• [JOB] Retype the whole listing verbatim and keep the pictures out of it.

--- START OF RECORDED DATA ---

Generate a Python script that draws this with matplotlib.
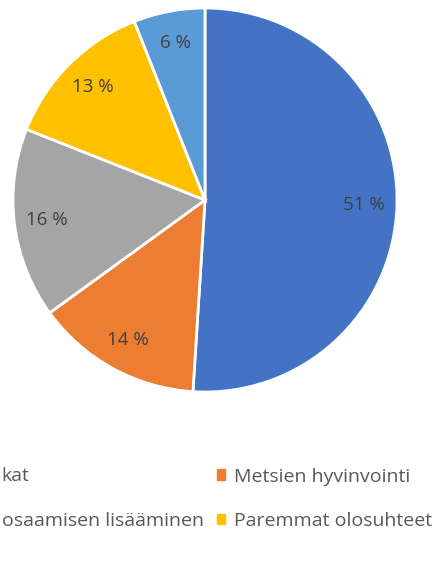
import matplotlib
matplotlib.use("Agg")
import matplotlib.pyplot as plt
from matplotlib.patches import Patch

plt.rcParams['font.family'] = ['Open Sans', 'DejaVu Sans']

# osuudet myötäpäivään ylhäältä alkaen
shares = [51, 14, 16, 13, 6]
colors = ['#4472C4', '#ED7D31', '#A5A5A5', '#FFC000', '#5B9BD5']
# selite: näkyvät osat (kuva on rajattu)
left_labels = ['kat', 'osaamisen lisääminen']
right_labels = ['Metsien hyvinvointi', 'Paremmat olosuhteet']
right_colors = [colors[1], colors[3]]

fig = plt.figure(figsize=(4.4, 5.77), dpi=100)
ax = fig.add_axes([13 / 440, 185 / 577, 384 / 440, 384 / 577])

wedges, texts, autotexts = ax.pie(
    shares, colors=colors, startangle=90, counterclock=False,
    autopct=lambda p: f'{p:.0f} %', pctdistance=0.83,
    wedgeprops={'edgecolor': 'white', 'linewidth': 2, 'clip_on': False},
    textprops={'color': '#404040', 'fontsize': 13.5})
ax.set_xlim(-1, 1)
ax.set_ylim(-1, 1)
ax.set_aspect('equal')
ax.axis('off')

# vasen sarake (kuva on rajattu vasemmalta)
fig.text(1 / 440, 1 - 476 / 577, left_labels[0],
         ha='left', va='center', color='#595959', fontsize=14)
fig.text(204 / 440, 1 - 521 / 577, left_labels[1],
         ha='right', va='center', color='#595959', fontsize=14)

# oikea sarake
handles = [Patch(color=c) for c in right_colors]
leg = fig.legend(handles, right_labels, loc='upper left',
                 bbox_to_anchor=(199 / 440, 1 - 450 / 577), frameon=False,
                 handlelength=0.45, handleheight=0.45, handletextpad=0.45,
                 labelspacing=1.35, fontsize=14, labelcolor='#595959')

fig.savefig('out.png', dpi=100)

--- END OF RECORDED DATA ---

• [SOLUTION FOR THIS EXERCISE]
Generate a Python script that draws this with matplotlib.
import matplotlib
matplotlib.use("Agg")
import matplotlib.pyplot as plt
from matplotlib.patches import Patch

plt.rcParams['font.family'] = ['Open Sans', 'DejaVu Sans']

# osuudet myötäpäivään ylhäältä alkaen
shares = [51, 14, 16, 13, 6]
colors = ['#4472C4', '#ED7D31', '#A5A5A5', '#FFC000', '#5B9BD5']
# selite: näkyvät osat (kuva on rajattu)
left_labels = ['kat', 'osaamisen lisääminen']
right_labels = ['Metsien hyvinvointi', 'Paremmat olosuhteet']
right_colors = [colors[1], colors[3]]

fig = plt.figure(figsize=(4.4, 5.77), dpi=100)
ax = fig.add_axes([13 / 440, 185 / 577, 384 / 440, 384 / 577])

wedges, texts, autotexts = ax.pie(
    shares, colors=colors, startangle=90, counterclock=False,
    autopct=lambda p: f'{p:.0f} %', pctdistance=0.83,
    wedgeprops={'edgecolor': 'white', 'linewidth': 2, 'clip_on': False},
    textprops={'color': '#404040', 'fontsize': 13.5})
ax.set_xlim(-1, 1)
ax.set_ylim(-1, 1)
ax.set_aspect('equal')
ax.axis('off')

# vasen sarake (kuva on rajattu vasemmalta)
fig.text(1 / 440, 1 - 476 / 577, left_labels[0],
         ha='left', va='center', color='#595959', fontsize=14)
fig.text(204 / 440, 1 - 521 / 577, left_labels[1],
         ha='right', va='center', color='#595959', fontsize=14)

# oikea sarake
handles = [Patch(color=c) for c in right_colors]
leg = fig.legend(handles, right_labels, loc='upper left',
                 bbox_to_anchor=(199 / 440, 1 - 450 / 577), frameon=False,
                 handlelength=0.45, handleheight=0.45, handletextpad=0.45,
                 labelspacing=1.35, fontsize=14, labelcolor='#595959')

fig.savefig('out.png', dpi=100)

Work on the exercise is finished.